**Problem description**
Do not repeat pictures. Repeat exactly the lines of the listing below from its first line through the line with "import pandas as pd".

**Material provided**
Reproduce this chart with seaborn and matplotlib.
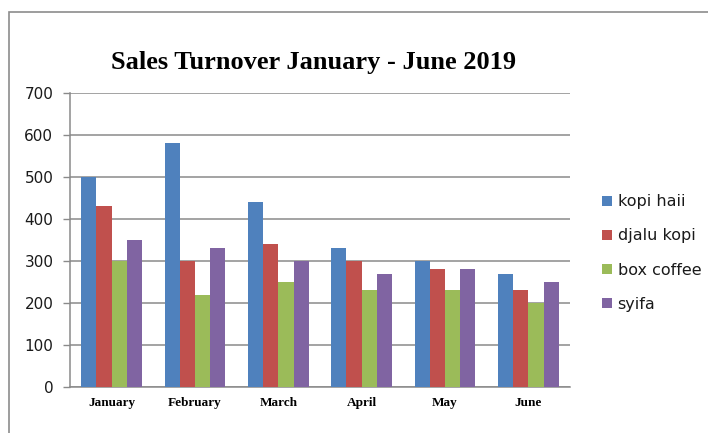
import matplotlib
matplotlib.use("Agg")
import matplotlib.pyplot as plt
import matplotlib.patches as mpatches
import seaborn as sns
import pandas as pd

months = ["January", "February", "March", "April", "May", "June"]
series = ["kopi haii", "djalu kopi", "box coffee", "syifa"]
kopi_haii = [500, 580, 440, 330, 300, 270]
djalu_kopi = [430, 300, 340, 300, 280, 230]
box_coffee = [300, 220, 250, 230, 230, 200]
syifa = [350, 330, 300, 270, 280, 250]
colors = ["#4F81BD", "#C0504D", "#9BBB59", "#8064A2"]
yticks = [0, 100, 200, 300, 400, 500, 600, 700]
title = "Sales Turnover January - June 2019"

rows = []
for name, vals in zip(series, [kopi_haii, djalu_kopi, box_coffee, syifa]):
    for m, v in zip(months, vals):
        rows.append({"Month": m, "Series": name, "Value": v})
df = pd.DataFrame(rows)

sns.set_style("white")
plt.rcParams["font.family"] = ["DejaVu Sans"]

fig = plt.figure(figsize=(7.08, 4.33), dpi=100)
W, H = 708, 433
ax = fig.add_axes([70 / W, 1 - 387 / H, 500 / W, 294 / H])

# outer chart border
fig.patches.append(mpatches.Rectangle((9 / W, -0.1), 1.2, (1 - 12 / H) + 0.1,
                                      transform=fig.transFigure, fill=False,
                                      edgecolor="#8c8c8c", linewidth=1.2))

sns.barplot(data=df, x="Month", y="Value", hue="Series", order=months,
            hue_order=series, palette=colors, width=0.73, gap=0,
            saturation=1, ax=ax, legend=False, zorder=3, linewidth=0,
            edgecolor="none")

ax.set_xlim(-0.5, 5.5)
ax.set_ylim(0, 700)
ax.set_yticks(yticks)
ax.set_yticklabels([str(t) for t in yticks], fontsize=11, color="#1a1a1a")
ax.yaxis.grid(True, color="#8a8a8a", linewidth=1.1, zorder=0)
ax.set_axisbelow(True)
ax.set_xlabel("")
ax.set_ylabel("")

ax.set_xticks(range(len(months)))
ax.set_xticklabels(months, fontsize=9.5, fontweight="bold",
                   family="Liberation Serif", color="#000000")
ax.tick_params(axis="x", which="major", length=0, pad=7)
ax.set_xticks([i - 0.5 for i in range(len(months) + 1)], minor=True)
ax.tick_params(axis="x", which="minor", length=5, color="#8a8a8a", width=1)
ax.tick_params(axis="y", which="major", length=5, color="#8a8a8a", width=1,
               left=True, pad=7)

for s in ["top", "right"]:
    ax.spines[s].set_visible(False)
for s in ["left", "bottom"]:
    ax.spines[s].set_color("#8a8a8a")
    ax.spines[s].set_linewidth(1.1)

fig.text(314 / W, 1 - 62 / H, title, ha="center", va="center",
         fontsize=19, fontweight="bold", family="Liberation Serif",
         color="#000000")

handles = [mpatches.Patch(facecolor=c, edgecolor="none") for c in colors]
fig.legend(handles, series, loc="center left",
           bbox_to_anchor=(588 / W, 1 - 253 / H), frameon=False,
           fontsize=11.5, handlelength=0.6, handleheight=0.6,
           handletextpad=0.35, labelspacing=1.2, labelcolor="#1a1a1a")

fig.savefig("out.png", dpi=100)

**Written response**
Reproduce this chart with seaborn and matplotlib.
import matplotlib
matplotlib.use("Agg")
import matplotlib.pyplot as plt
import matplotlib.patches as mpatches
import seaborn as sns
import pandas as pd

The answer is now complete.